The first I found rather humorous in my brief interaction with an Atheist on Twitter.  While perusing I read a blog post which referenced a few Twitter handles and I thought I’d check them out.  On his feed I saw his responses to an apparent Christian whom he was ridiculing.  For all I know they are friends, but I decided to join the fight nonetheless.  I saw he commented on a survey in which the results found that Atheists had more religious knowledge than Theists.  I remember the survey and had posted my thoughts shortly after its release: Funny Thing About Surveys.  I found it a rather shallow victory given that in each category the Atheist on average answered more questions correctly, it was by a very slim margin and in all but one category was less than a one correct answer advantage — so I called him on it.  So after he claimed substantial knowledge of the Bible to which the content of the posts belied, I offered an open unedited debate here on Sifting Reality.  My offer was replied with calling me a science denying liar, and then blocked.

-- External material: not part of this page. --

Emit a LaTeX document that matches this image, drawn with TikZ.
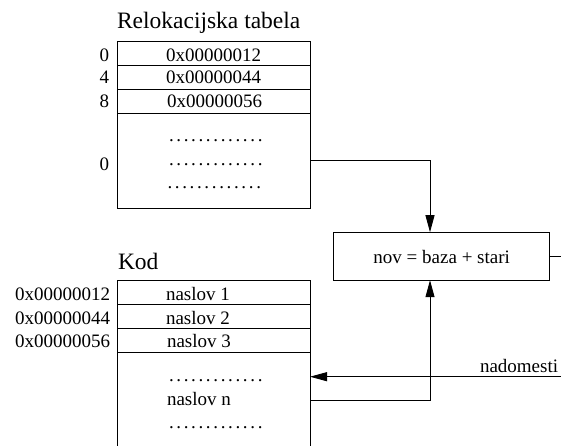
\documentclass[tikz,border=0pt]{standalone}
\usepackage{fontspec}
\setmainfont{Liberation Serif}
\usetikzlibrary{arrows.meta}
% a row of 13 spaced periods
\newcommand{\dotrow}{.\foreach\k in {1,...,12}{\kern2.65pt.}}
\begin{document}
\begin{tikzpicture}[x=1pt,y=-1pt,
  line width=0.9pt,
  every node/.style={inner sep=0pt, outer sep=0pt},
  body/.style={font=\fontsize{19}{22}\selectfont},
  heading/.style={font=\fontsize{23.5}{27}\selectfont},
  cell/.style={draw, minimum width=193pt, minimum height=24pt},
  arr/.style={-{Triangle[length=17pt,width=9pt]}}
]
\useasboundingbox (0,0) rectangle (561,445);

% relocation table
\node[heading, anchor=base west] (reltitle) at (117,28.5) {Relokacijska tabela};
\node[cell] (rel1) at (213.5,53) {};
\node[cell] (rel2) at (213.5,77) {};
\node[cell] (rel3) at (213.5,101) {};
\node[draw, minimum width=193pt, minimum height=95pt] (relrest) at (213.5,160.5) {};
\node[body, anchor=base] (v1) at (213.5,61) {0x00000012};
\node[body, anchor=base] (v2) at (213.5,83.7) {0x00000044};
\node[body, anchor=base] (v3) at (214.5,107.3) {0x00000056};
\node[body, anchor=base] (o1) at (104.3,61) {0};
\node[body, anchor=base] (o2) at (104.3,83.7) {4};
\node[body, anchor=base] (o3) at (104.3,107.3) {8};
\node[body, anchor=base] (o4) at (104.3,170) {0};
\node[body, anchor=base west] (rd1) at (169,141) {\dotrow};
\node[body, anchor=base west] (rd2) at (169,165.5) {\dotrow};
\node[body, anchor=base west] (rd3) at (167.5,188) {\dotrow};

% code segment
\node[heading, anchor=base west] (kodtitle) at (118,269.3) {Kod};
\node[cell] (kod1) at (213.5,292.7) {};
\node[cell] (kod2) at (213.5,316.7) {};
\node[cell] (kod3) at (213.5,340.5) {};
\node[minimum width=193pt, minimum height=95.4pt] (kodrest) at (213.5,400) {};
\draw (kodrest.south west) -- (kodrest.north west) -- (kodrest.north east) -- (kodrest.south east);
\node[body, anchor=base east] (a1) at (110,300) {0x00000012};
\node[body, anchor=base east] (a2) at (110,324) {0x00000044};
\node[body, anchor=base east] (a3) at (110,347.7) {0x00000056};
\node[body, anchor=base west] (n1) at (166,300) {naslov 1};
\node[body, anchor=base west] (n2) at (166,324) {naslov 2};
\node[body, anchor=base west] (n3) at (167,347.7) {naslov 3};
\node[body, anchor=base west] (nn) at (167,405) {naslov n};
\node[body, anchor=base west] (kd1) at (169,381) {\dotrow};
\node[body, anchor=base west] (kd2) at (169,428) {\dotrow};

% relocation step
\node[draw, minimum width=216pt, minimum height=48pt] (calc) at (441.3,256.2) {};
\node[body, anchor=base] (calctext) at (441.7,263.3) {nov = baza + stari};
\coordinate (cx) at (430,0);
\coordinate (outR) at (561,256.2);
\coordinate (inR) at (561,376.7);
\node[body, anchor=base west] (nadom) at (480,372.3) {nadomesti};

% connectors
\draw[arr] (relrest.east) -| (cx |- calc.north);
\draw[arr] (kodrest.east) -| (cx |- calc.south);
\draw (calc.east) -- (outR);
\draw[arr] (inR) -- (kodrest.east |- inR);
\end{tikzpicture}
\end{document}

They thrive on the piecemeal closing of the so-called God of the gaps by new scientific discoveries and has long been a favorite “refutation” of God and religion.  This became apparent to me while reading God… or Science of the Gaps?.  I think back to the elation in them I see whenever some new discovery comes to light which is perceived as yet another nail in the coffin of God.  Many of them profess to have no belief (See: I don’t Not Believe It), or a lack of belief (See: Not At All Lacking) in God, so I find it particularly curious how invested they become to attach some scientific discovery to religion.  Given the fact that science measures the physical world, and is not equipped to address the non-physical i.e., God, an awful lot of stock is placed in an institution ill-equipped to conclude what they so desperately need it to conclude!

So here’s what I’ve learned: Of the skeptics I have encountered, more of them than not exhibit these two particular defenses, and they often overlap.  For all the Atheists who claim to hold the keys to refuting the existence of God, they are thoroughly reluctant to debate the issue.  For all their claims to have refuted apologetic arguments and evidence for God, they never seem to want to share it in an environment in which they can be cross-examined.  They run from it as though there were crowds cheering Olé in the background somewhere.

Now, I’m willing to accept that at some point they have probably encountered a Christian somewhere and have been down this “fruitless” road before.  But for all the back and forth I have put myself through over the years with skeptics, I beg for the opportunity to do it all again.  My view is that if I have the truth, I don’t mind debating it.  I have found that the most obstreperous skeptics who are confident in their ability to disprove the existence of God, they are the least willing to engage with something more than ridicule and mockery.

On the other hand, for someone who purports to be making no claims and have no stake in the issue to be so excited to discover something which will disprove something they don’t believe in, I have to ask myself, why do they care so much.  It all smacks of…desperation.  It’s almost as if they need God to not exist.  Why would that be?


  1. I have wondered why is it atheist fight so much against something they don’t believe exists? like you say, desperation.

  2. rowanwphillips says:

    It is a ‘fruitless road’ as you put it because it is impossible to prove the non-existence of anything, especially if that thing is immeasurable. As for the arguments for the existence of god, I’ve never seen one with any substance behind it, not one has even begun to convince me that I may be wrong. More here –

    • Rowan

      Containing no substance is world’s of difference from uncompelling to you. Just because you aren’t convinced doesn’t mean the arguments lack substance. Evidence proper is different from strength of evidence and just because someone remains unconvinced doesn’t mean what was offered wasn’t evidence or a valid argument.

  3. rowanwphillips says:

    Evidence or arguments are generally useles in the debate anyway. I’ve never heard of anyone who was convinced either way after watching a debate. Faith is about taking things that are by definition unprovable and believing them without doubt. While I may have faith in my wife because I personally know her character or faith in my senses because I have used them before, having no experience of god makes me unable to believe in his existence or predict anything about his nature.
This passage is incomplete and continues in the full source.